In uno studio i benefici di un approccio medico olistico: in molti tipi di disturbi e malattie aumenta la capacità di resilienza del paziente
Padova, 26 luglio 2017 – “Qual è la cosa più importante in medicina? Non è tanto sapere che malattia ha quel paziente, ma chi è quel paziente che ha quella malattia!” in questa affermazione Ippocrate sosteneva un approccio olistico alla scienza medica, lo stesso in qualche modo che viene oggi proposto dai proff. Enrico Facco, Daniela Lucangeli e Patrizio Tressoldi nello studio On the Science of Consciousness: Epistemological Reflection and Clinical Implications, pubblicato recentemente sulla prestigiosa rivista “Explore”.
Sotto la lente di un medico (Facco) e di due psicologi (Lucangeli e Tressoldi) dell’Università di Padova è finita la coscienza. Il concetto di coscienza presenta grandi ambiguità, in relazione a cosa ciascuno intenda per ‘coscienza’. La scienza della coscienza nasce intorno agli anni Ottanta del Novecento, con un ritardo di circa quattro secoli rispetto alle altre scienze, ma ha subito scatenato un vivace dibattito.
“Si tratta di un dibattito scientifico di natura intimamente filosofica – spiega il prof. Enrico Facco – perché necessariamente non può prescindere dagli assiomi e dai modelli di realtà accettati. Ma ci sono buone ragioni per pensare che entrambe le posizioni principali all’interno del dibattito siano parziali, limitate e rigide e vadano quindi superate in una prospettiva più ampia in grado di comprendere meglio l’uomo e la natura, la quale non si cura affatto di come l’uomo cerchi maldestramente di costringerla entro i suoi schemi”.
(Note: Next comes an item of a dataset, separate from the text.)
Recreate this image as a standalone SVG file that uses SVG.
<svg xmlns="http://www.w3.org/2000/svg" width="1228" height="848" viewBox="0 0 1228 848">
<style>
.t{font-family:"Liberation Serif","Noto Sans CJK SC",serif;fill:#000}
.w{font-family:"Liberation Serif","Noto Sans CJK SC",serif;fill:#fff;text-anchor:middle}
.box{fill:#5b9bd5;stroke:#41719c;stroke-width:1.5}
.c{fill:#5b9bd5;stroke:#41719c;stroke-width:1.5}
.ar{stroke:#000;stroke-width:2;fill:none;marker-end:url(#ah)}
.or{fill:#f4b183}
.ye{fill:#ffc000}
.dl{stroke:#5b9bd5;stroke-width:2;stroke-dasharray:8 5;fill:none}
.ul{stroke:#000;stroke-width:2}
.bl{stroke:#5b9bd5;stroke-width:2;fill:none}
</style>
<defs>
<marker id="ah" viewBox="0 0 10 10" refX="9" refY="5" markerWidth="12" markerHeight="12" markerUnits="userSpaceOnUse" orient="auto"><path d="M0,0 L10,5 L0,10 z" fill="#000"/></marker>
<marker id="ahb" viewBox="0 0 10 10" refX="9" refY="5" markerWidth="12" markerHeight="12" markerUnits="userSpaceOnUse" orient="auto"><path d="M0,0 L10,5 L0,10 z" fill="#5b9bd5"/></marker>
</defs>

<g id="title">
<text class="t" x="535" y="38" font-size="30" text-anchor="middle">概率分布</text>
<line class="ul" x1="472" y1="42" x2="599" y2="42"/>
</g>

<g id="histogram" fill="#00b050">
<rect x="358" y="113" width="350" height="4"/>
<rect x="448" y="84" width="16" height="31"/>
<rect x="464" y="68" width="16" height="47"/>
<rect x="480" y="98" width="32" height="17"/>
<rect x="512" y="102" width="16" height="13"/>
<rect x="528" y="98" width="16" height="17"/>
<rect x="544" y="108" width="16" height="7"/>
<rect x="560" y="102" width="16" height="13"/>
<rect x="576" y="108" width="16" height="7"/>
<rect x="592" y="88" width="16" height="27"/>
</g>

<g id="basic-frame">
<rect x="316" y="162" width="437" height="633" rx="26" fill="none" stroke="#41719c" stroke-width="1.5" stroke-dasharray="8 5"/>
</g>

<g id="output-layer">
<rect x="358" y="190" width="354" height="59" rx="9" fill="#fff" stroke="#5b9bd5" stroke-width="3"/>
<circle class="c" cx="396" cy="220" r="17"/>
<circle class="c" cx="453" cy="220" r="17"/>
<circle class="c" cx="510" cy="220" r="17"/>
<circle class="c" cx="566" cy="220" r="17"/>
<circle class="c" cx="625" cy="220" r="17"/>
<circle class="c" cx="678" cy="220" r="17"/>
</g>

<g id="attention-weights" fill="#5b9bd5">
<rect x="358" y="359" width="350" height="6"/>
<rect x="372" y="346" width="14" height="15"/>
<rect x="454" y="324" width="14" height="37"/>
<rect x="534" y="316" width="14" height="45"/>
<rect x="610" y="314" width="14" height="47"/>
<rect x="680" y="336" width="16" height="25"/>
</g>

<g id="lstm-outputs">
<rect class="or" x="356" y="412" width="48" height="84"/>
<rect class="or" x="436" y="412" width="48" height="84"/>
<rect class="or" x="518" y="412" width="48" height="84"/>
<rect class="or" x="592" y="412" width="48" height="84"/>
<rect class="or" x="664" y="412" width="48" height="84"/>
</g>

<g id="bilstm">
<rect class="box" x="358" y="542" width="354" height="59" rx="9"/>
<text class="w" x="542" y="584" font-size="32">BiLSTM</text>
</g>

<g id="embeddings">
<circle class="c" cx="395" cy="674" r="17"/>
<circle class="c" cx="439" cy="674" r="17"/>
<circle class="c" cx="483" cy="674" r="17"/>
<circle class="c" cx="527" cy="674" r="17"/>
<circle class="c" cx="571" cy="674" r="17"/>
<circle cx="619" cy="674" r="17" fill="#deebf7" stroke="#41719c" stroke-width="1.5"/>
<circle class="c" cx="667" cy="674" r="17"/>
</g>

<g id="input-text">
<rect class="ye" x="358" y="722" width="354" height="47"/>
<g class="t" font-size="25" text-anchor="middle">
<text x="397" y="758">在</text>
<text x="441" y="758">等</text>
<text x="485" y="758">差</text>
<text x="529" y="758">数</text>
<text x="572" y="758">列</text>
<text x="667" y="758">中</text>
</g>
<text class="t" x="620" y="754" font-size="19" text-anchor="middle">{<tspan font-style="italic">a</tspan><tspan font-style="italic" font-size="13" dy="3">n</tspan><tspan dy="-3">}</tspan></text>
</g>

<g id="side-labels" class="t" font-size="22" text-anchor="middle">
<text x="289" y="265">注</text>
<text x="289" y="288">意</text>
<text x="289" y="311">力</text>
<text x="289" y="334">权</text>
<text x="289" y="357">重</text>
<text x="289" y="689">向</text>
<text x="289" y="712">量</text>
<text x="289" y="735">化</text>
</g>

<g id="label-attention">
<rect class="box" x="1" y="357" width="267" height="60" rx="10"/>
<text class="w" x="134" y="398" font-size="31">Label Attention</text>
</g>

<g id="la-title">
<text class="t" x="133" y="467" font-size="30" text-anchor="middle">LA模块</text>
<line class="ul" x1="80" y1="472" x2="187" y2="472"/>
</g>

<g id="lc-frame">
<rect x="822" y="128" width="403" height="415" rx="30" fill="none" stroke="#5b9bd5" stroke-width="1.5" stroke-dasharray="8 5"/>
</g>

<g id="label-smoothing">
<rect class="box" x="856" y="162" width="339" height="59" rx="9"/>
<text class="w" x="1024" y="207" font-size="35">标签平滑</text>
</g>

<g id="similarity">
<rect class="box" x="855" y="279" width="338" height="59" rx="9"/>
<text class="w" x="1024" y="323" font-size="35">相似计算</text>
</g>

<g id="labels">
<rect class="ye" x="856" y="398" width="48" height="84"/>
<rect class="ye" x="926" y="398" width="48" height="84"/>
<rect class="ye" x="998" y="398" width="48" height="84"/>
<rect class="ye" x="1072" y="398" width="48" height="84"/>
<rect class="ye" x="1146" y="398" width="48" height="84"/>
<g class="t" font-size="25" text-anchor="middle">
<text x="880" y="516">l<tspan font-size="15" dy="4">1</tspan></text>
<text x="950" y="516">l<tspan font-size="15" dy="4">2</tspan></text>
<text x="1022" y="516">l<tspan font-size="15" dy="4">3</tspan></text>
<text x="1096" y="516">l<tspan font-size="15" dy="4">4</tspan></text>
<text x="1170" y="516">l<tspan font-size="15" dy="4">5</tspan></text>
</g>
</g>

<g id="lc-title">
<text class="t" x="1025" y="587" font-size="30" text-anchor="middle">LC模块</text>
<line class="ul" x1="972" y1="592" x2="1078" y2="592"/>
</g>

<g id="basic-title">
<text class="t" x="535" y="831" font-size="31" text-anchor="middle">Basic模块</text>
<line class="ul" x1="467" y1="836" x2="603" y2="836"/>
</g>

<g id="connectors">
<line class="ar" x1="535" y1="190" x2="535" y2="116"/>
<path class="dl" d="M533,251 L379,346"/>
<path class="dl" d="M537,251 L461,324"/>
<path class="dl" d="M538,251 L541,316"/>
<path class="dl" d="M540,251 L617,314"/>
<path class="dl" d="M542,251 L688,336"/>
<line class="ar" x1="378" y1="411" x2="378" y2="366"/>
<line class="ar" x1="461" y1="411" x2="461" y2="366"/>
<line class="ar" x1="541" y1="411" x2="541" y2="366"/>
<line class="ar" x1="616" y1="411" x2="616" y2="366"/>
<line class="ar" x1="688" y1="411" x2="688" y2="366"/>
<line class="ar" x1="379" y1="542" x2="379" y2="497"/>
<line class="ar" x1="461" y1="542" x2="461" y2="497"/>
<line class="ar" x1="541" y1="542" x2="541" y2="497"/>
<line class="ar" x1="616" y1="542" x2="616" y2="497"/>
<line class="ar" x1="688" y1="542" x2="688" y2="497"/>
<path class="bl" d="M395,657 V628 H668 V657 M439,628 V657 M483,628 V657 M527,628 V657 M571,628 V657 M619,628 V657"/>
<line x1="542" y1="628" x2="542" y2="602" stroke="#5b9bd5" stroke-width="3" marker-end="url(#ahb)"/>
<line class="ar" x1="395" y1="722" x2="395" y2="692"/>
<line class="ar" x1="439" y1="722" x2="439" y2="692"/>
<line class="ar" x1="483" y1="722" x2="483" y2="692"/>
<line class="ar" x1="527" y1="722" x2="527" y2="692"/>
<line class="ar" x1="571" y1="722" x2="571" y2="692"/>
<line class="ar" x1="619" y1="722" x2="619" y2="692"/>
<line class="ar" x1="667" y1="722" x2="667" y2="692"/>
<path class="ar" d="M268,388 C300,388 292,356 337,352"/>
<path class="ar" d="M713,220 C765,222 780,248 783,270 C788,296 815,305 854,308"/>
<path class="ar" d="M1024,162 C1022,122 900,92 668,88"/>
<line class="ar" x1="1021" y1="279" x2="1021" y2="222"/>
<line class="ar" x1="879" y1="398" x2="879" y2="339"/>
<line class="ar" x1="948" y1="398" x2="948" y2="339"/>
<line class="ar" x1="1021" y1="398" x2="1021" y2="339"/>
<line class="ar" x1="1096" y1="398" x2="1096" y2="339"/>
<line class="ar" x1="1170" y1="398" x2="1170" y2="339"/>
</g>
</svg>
“Il problema infatti – continua Facco – ha importanti riflessi clinici oltre che filosofici, perché l’approccio dominante non permette di comprendere e trattare appropriatamente molti disturbi, come quelli psicosomatici e, in generale, tutti quei disturbi medici senza spiegazione e senza terapia, ma anche molti pazienti con dolori cronici. Siamo infatti un’entità mente-corpo inscindibile: non esiste quindi virtualmente nessuno stimolo fisico che non possa modificare la mente e viceversa nessuna esperienza che non possa potenzialmente modificare la regolazione del corpo”.
Insomma, le malattie organiche possono modificare lo stato psichico del paziente e, a sua volta, lo stato psichico può modulare sia la regolazione corporea sia la risposta del paziente alla malattia: in questo caso è necessario un approccio olistico in grado di prendersi cura del paziente nella sua globalità e non limitarsi a curare la sola malattia organica. Rimanendo comunque quest’ultima l’aspetto fondamentale e l’approccio alla diagnosi e alla medicina scientifica non è messo in discussione.
La ricerca propone di superare i limiti della visione positivista nella scienza medica andando verso un approccio olistico che superi la malfondata separazione mente-corpo cartesiana tenendo in debito conto il ruolo della mente e della soggettività, il che consentirebbe una migliore cura di molti disturbi senza spiegazione, dei disturbi funzionali, e permetterebbe di migliorare la cura di malattie gravi, come il cancro, nella terapia palliativa dove la gravità della malattia, lo spettro della sofferenza e della morte condizionano pesantemente la vita del paziente e vanno affrontate con un approccio psicologico e filosofico-esistenziale in grado di favorire la resilienza.